Army official refers to censorship as “network hygiene.”
June 28, 2013
The U.S. Army admitted Thursday to blocking employees’ access to The Guardian which broke the NSA spy gate scandal.
This rampant restriction to truth has been ongoing since June 6 when Glenn Greenwald exposed the NSA for collecting millions of Verizon phone records every day.
The Department of Defense refers to the censorship as “network hygiene” to cleanse military servers of “unauthorized disclosures of classified information,” according to Gordon Van Vleet, a spokesman for U.S. Army NETCOM in an e-mail to the Monterey County Herald.
The California newspaper began investigating after employees of the Presidio of Monterey, an army garrison, started complaining.
“We make every effort to balance the need to preserve information access with operational security,” Van Vleet said in the e-mail. “However there are strict policies and directives in place regarding protecting and handling classified information.”
“The DoD is also not going to block websites from the American public in general, and to do so would violate our highest-held principle of upholding and defending the Constitution and respecting civil liberties and privacy.”
An ironic statement considering the NSA and the behemoth cyber-industrial complex hold no such principle as they betray our Constitution in their attack on our cherished civil liberties and privacy.
But according to army brass, this gross assault on our basic human rights and the foundation of our republic is simply a classified information leak by a foreign media outlet that requires purging through routine, automated maintenance.

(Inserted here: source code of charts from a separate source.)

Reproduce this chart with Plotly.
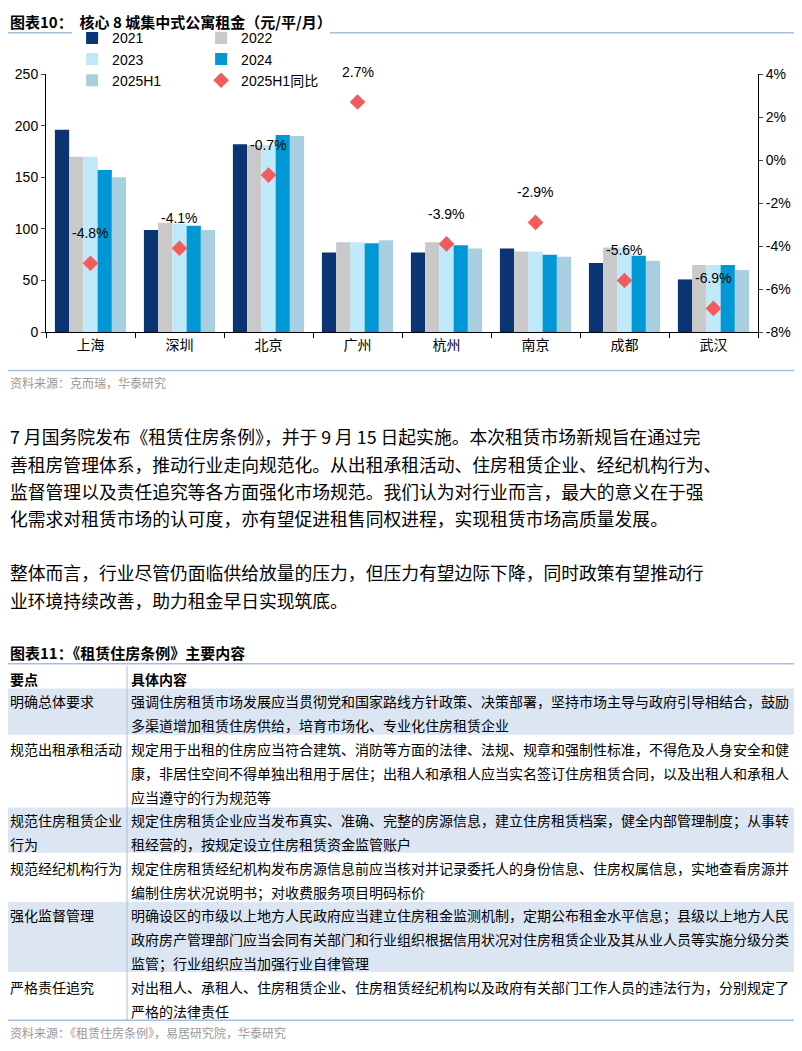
import plotly.graph_objects as go

W, H = 802, 1051
OFF = 8  # default page body margin in the written html
FW, FH = W - 2 * OFF, H - 2 * OFF
cities = ["上海", "深圳", "北京", "广州", "杭州", "南京", "成都", "武汉"]
series_names = ["2021", "2022", "2023", "2024", "2025H1"]
v2021 = [196, 99, 182, 77, 77, 81, 67, 51]
v2022 = [170, 106, 181, 87, 87, 78, 82, 65]
v2023 = [170, 105, 181, 87, 87, 78, 82, 65]
v2024 = [157, 103, 191, 86, 84, 75, 74, 65]
v2025 = [150, 99, 190, 89, 81, 73, 69, 60]
yoy = [-4.8, -4.1, -0.7, 2.7, -3.9, -2.9, -5.6, -6.9]
y2_ticks = [-8, -6, -4, -2, 0, 2, 4]
y2_labels = ["-8%", "-6%", "-4%", "-2%", "0%", "2%", "4%"]
colors = ["#0b3473", "#c9c9c9", "#bfe9f9", "#0098d4", "#a8cfdf"]

para1 = ["7 月国务院发布《租赁住房条例》，并于 9 月 15 日起实施。本次租赁市场新规旨在通过完",
         "善租房管理体系，推动行业走向规范化。从出租承租活动、住房租赁企业、经纪机构行为、",
         "监督管理以及责任追究等各方面强化市场规范。我们认为对行业而言，最大的意义在于强",
         "化需求对租赁市场的认可度，亦有望促进租售同权进程，实现租赁市场高质量发展。"]
para2 = ["整体而言，行业尽管仍面临供给放量的压力，但压力有望边际下降，同时政策有望推动行",
         "业环境持续改善，助力租金早日实现筑底。"]

tbl_keys = ["明确总体要求", "规范出租承租活动", "规范住房租赁企业|行为", "规范经纪机构行为", "强化监督管理", "严格责任追究"]
tbl_text = [
    ["强调住房租赁市场发展应当贯彻党和国家路线方针政策、决策部署，坚持市场主导与政府引导相结合，鼓励",
     "多渠道增加租赁住房供给，培育市场化、专业化住房租赁企业"],
    ["规定用于出租的住房应当符合建筑、消防等方面的法律、法规、规章和强制性标准，不得危及人身安全和健",
     "康，非居住空间不得单独出租用于居住；出租人和承租人应当实名签订住房租赁合同，以及出租人和承租人",
     "应当遵守的行为规范等"],
    ["规定住房租赁企业应当发布真实、准确、完整的房源信息，建立住房租赁档案，健全内部管理制度；从事转",
     "租经营的，按规定设立住房租赁资金监管账户"],
    ["规定住房租赁经纪机构发布房源信息前应当核对并记录委托人的身份信息、住房权属信息，实地查看房源并",
     "编制住房状况说明书；对收费服务项目明码标价"],
    ["明确设区的市级以上地方人民政府应当建立住房租金监测机制，定期公布租金水平信息；县级以上地方人民",
     "政府房产管理部门应当会同有关部门和行业组织根据信用状况对住房租赁企业及其从业人员等实施分级分类",
     "监管；行业组织应当加强行业自律管理"],
    ["对出租人、承租人、住房租赁企业、住房租赁经纪机构以及政府有关部门工作人员的违法行为，分别规定了",
     "严格的法律责任"],
]

FONT = "Liberation Sans, Noto Sans CJK SC"
CJK = "Noto Sans CJK SC"
def py(p):
    return 1 - (p - OFF) / FH
def px(p):
    return (p - OFF) / FW

fig = go.Figure()
for name, vals, c in zip(series_names, [v2021, v2022, v2023, v2024, v2025], colors):
    fig.add_trace(go.Bar(x=cities, y=vals, name=name, marker_color=c, marker_line_width=0))
fig.add_trace(go.Scatter(x=cities, y=yoy, name="2025H1同比", mode="markers", yaxis="y2",
                         marker=dict(symbol="diamond", size=12, color="#f25c5c")))

anns = []
for c, v in zip(cities, yoy):
    anns.append(dict(x=c, y=v, xref="x", yref="y2", text=f"{v:.1f}%", showarrow=False,
                     yshift=30, font=dict(size=14, color="black", family=FONT)))

def text(x, y, s, size=14, color="black", bold=False, family=CJK):
    if bold:
        s = "<b>" + s + "</b>"
    anns.append(dict(x=px(x), y=py(y), xref="paper", yref="paper", text=s, showarrow=False,
                     xanchor="left", yanchor="middle", font=dict(size=size, color=color, family=family)))

text(8, 14, "图表10：  核心 8 城集中式公寓租金（元/平/月）", 15, bold=True)
text(8, 380, "资料来源：克而瑞，华泰研究", 12, "#999999")
for i, s in enumerate(para1):
    text(8, 435 + i * 27.7, s, 17.8)
for i, s in enumerate(para2):
    text(8, 573 + i * 27.7, s, 17.8)
text(8, 655, "图表11：《租赁住房条例》主要内容", 15, bold=True)
text(8, 681, "要点", 14, bold=True)
text(129, 681, "具体内容", 14, bold=True)

rows = [(690, 739), (739, 811), (811, 859), (859, 907), (907, 980), (980, 1028)]
shapes = []
for i, ((y0, y1), k, lines) in enumerate(zip(rows, tbl_keys, tbl_text)):
    if i % 2 == 0:
        shapes.append(dict(type="rect", xref="paper", yref="paper", x0=px(8), x1=px(795),
                           y0=py(y1 - 1), y1=py(y0 + 1), fillcolor="#dce6f2", line_width=0, layer="below"))
    for j, s in enumerate(lines):
        text(129, y0 + 14 + j * 24.3, s, 14)
    for j, s in enumerate(k.split("|")):
        text(8, y0 + 14 + j * 24.3, s, 14)
text(8, 1040, "资料来源：《租赁住房条例》，易居研究院，华泰研究", 12, "#999999")

for y in [25, 368, 666, 1028]:
    shapes.append(dict(type="line", xref="paper", yref="paper", x0=px(8), x1=px(794),
                       y0=py(y), y1=py(y), line=dict(color="#a5bfdd", width=1.5)))
shapes.append(dict(type="line", xref="paper", yref="paper", x0=px(127), x1=px(127),
                   y0=py(1028), y1=py(668), line=dict(color="#a5bfdd", width=1)))

fig.update_layout(
    width=FW, height=FH, margin=dict(l=0, r=0, t=0, b=0),
    paper_bgcolor="white", plot_bgcolor="white",
    font=dict(family=FONT, size=14, color="black"),
    barmode="group", bargap=0.2, bargroupgap=0,
    xaxis=dict(domain=[px(46), px(758)], showline=True, linecolor="black", ticks="outside",
               tickson="boundaries", ticklen=5, tickcolor="black", tickfont=dict(size=14, family=CJK)),
    yaxis=dict(domain=[py(329), py(67)], range=[0, 250], dtick=50, showline=True, linecolor="black",
               ticks="outside", ticklen=4, showgrid=False, zeroline=False),
    yaxis2=dict(overlaying="y", side="right", range=[-8, 4], tickvals=y2_ticks, ticktext=y2_labels,
                showline=True, linecolor="black", ticks="outside", ticklen=4, showgrid=False,
                zeroline=False),
    legend=dict(orientation="h", x=px(118), y=py(52), yanchor="middle", xanchor="left",
                entrywidth=84, entrywidthmode="pixels", font=dict(size=14),
                itemwidth=30, tracegroupgap=0),
    annotations=anns, shapes=shapes, showlegend=True,
)
fig.write_html("out.html")
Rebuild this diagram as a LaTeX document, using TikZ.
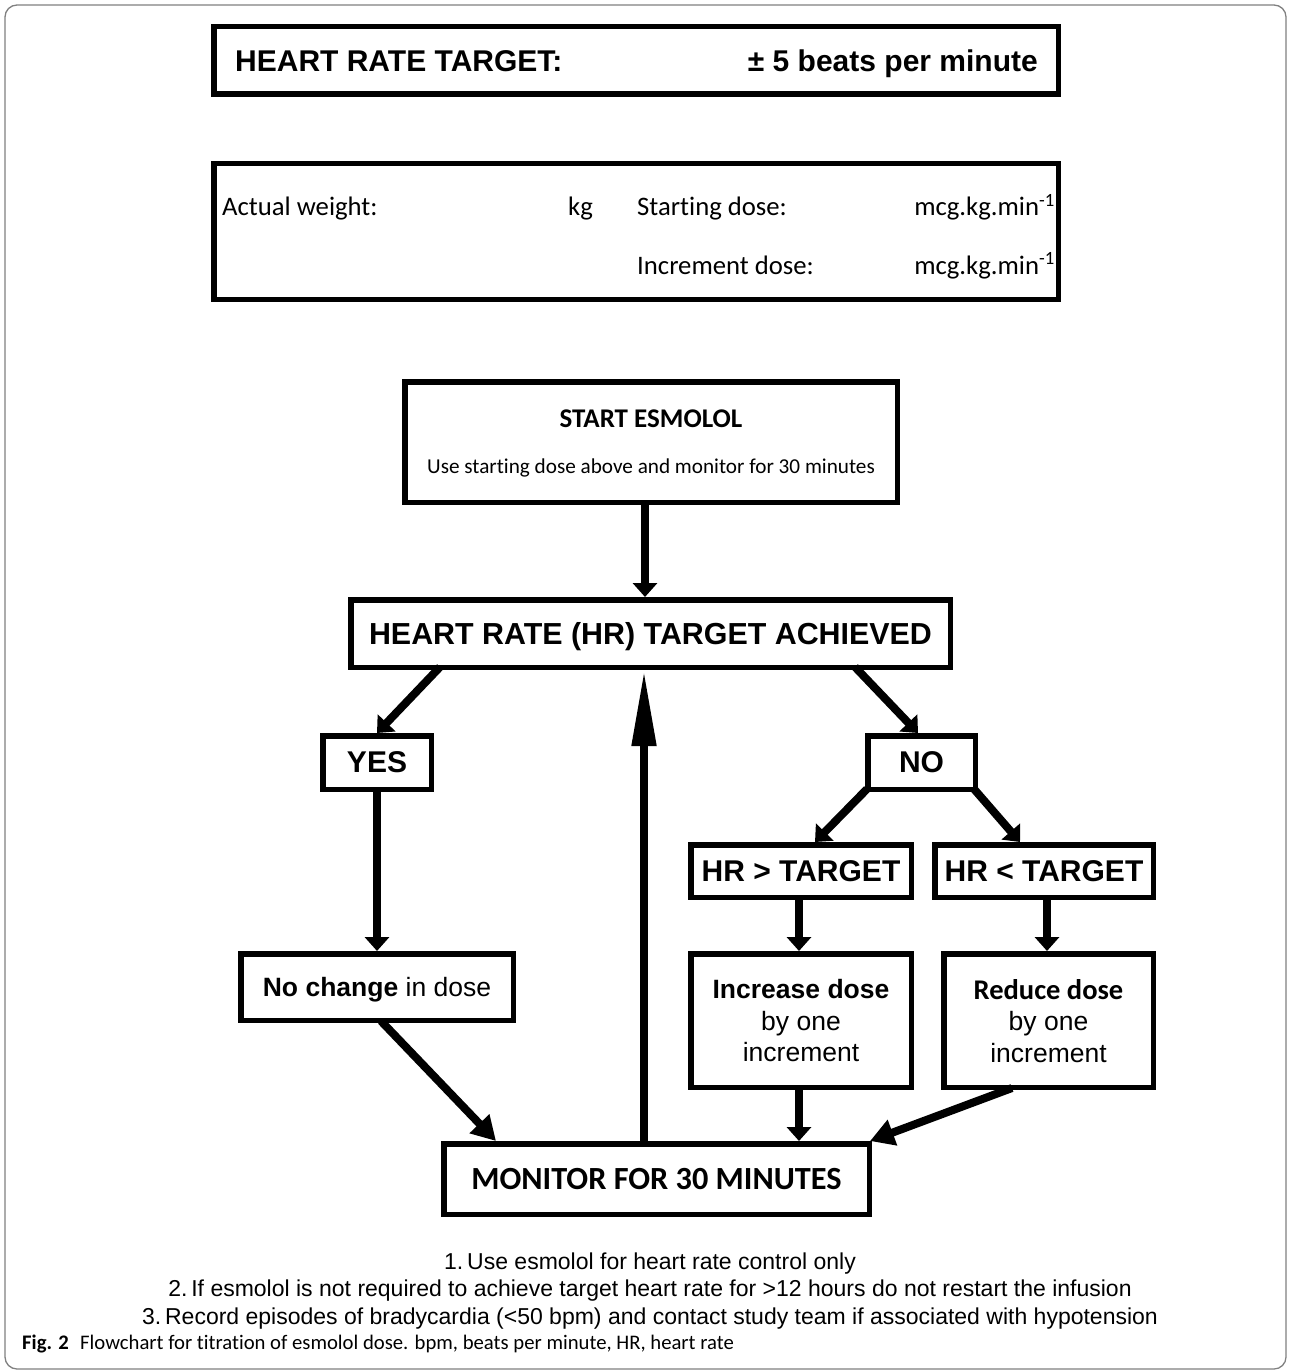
\documentclass[tikz,border=0pt]{standalone}
\usepackage{fontspec}
\setmainfont{Liberation Sans}
\newfontfamily\calfont[Ligatures=NoCommon]{Carlito}
\usetikzlibrary{arrows.meta}
\begin{document}
\begin{tikzpicture}[x=1pt,y=-1pt,
  box/.style={draw, line width=5.5pt, inner sep=0pt, align=center, text depth=0pt},
  txt/.style={inner sep=0pt},
  arr/.style={line width=8pt, -{Triangle[length=14pt,width=24pt]}},
  longarr/.style={line width=8pt, -{Triangle[length=76pt,width=23pt]}},
  midarr/.style={line width=8pt, -{Triangle[length=24pt,width=26pt]}},
  bigA/.style={font=\fontsize{30}{36}\selectfont\bfseries},
  calA/.style={font=\calfont\fontsize{26.7}{32}\selectfont},
  bodyA/.style={font=\fontsize{26.5}{31.5}\selectfont},
  noteA/.style={font=\fontsize{23}{27}\selectfont}
]
\useasboundingbox (0,0) rectangle (1290,1372);
\draw[black!50, line width=1.3pt, rounded corners=12pt] (5,5) rectangle (1286,1369);

% top boxes
\node[box, minimum width=844.5pt, minimum height=67.5pt] (top) at (636,60.5) {};
\node[txt, bigA, anchor=base west] (toplabel) at (235,71.5) {HEART RATE TARGET:};
\node[txt, bigA, anchor=base east] (topvalue) at (1038,71.5) {± 5 beats per minute};

\node[box, minimum width=844.5pt, minimum height=135.5pt] (dose) at (636,231.5) {};
\node[txt, calA, anchor=base west] (aw) at (222,216) {Actual weight:};
\node[txt, calA, anchor=base west] (kg) at (568,216) {kg};
\node[txt, calA, anchor=base west] (sd) at (637,216) {Starting dose:};
\node[txt, calA, anchor=base east] (u1) at (1055,216) {mcg.kg.min\textsuperscript{-1}};
\node[txt, calA, anchor=base west] (idose) at (637,274) {Increment dose:};
\node[txt, calA, anchor=base east] (u2) at (1055,274) {mcg.kg.min\textsuperscript{-1}};

% flowchart boxes
\node[box, minimum width=492.5pt, minimum height=120.5pt] (start) at (651,442) {};
\node[txt, anchor=base, font=\calfont\fontsize{27}{32}\selectfont\bfseries] (st1) at (651,427) {START ESMOLOL};
\node[txt, anchor=base, font=\calfont\fontsize{21.2}{26}\selectfont] (st2) at (651,473) {Use starting dose above and monitor for 30 minutes};

\node[box, font=\fontsize{30.4}{36}\selectfont\bfseries, minimum width=599.5pt, minimum height=67.5pt] (hr) at (650.5,633.5) {HEART RATE (HR) TARGET ACHIEVED};
\node[box, bigA, minimum width=108.5pt, minimum height=53.5pt] (yes) at (377,762.5) {YES};
\node[box, bigA, minimum width=107.5pt, minimum height=53.5pt] (no) at (921.5,762.5) {NO};
\node[box, bigA, minimum width=220.5pt, minimum height=52.5pt] (gt) at (801,871) {HR {>} TARGET};
\node[box, bigA, minimum width=218.5pt, minimum height=52.5pt] (lt) at (1044,871) {HR {<} TARGET};
\node[box, bodyA, minimum width=272.5pt, minimum height=66.5pt] (nochange) at (377,987) {\textbf{No change} in dose};
\node[box, bodyA, minimum width=220.5pt, minimum height=133.5pt] (inc) at (801,1020.5) {\textbf{Increase dose}\\by one\\increment};
\node[box, bodyA, minimum width=209.5pt, minimum height=133.5pt] (red) at (1048.5,1020.5) {{\calfont\bfseries\fontsize{28.5}{31.5}\selectfont Reduce dose}\\by one\\increment};
\node[box, font=\calfont\fontsize{32.3}{38}\selectfont\bfseries, minimum width=425.5pt, minimum height=70.5pt] (mon) at (656.5,1179) {MONITOR FOR 30 MINUTES};

% connectors
\draw[arr] ([xshift=-6pt]start.south) -- ([xshift=-6pt]start.south |- hr.north);
\draw[arr] ([xshift=92pt,yshift=3pt]hr.south west) -- (yes.north);
\draw[arr] ([xshift=-98pt,yshift=3pt]hr.south east) -- ([xshift=-3.5pt]no.north);
\draw[arr] (yes.south) -- (nochange.north);
\draw[arr] ([xshift=2pt,yshift=3pt]no.south west) -- ([xshift=14pt]gt.north);
\draw[arr] ([xshift=-4pt,yshift=3pt]no.south east) -- ([xshift=-24pt]lt.north);
\draw[arr] ([xshift=-2pt]gt.south) -- ([xshift=-2pt]inc.north);
\draw[arr] ([xshift=3pt]lt.south) -- ([xshift=3pt]lt.south |- red.north);
\draw[arr] ([xshift=-2pt]inc.south) -- ([xshift=-2pt]inc.south |- mon.north);
\draw[midarr] ([xshift=71pt,yshift=2pt]red.south west) -- ([xshift=-2pt]mon.north east);
\draw[midarr] ([xshift=4pt,yshift=2pt]nochange.south) -- ([xshift=55pt]mon.north west);
\draw[longarr] ([xshift=-12.5pt]mon.north) -- ([xshift=-12.5pt]mon.north |- hr.south);

% notes
\node[txt, noteA, anchor=base] (n1) at (650,1269) {1.\,Use esmolol for heart rate control only};
\node[txt, noteA, anchor=base] (n2) at (650,1296.5) {2.\,If esmolol is not required to achieve target heart rate for {>}12 hours do not restart the infusion};
\node[txt, noteA, anchor=base] (n3) at (650,1324) {3.\,Record episodes of bradycardia ({<}50 bpm) and contact study team if associated with hypotension};
\node[txt, anchor=base west, font=\calfont\fontsize{20.7}{24}\selectfont] (cap) at (22,1349) {\textbf{Fig. 2}\hspace{0.55em}Flowchart for titration of esmolol dose. bpm, beats per minute, HR, heart rate};
\end{tikzpicture}
\end{document}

According to them, classified information must be protected, even if its evidence that the NSA’s unreasonable search and seizures are so far reaching, the physical size of the drag net could stretch most of the distance to Mars:
The army blackout of The Guardian has not been the only DoD response to the spy grid scandal. Earlier this month, the U.S. Air Force released a Notice to Airmen, warning service members that reading news stories on the Verizon phone records collection could constitute a punishable offense.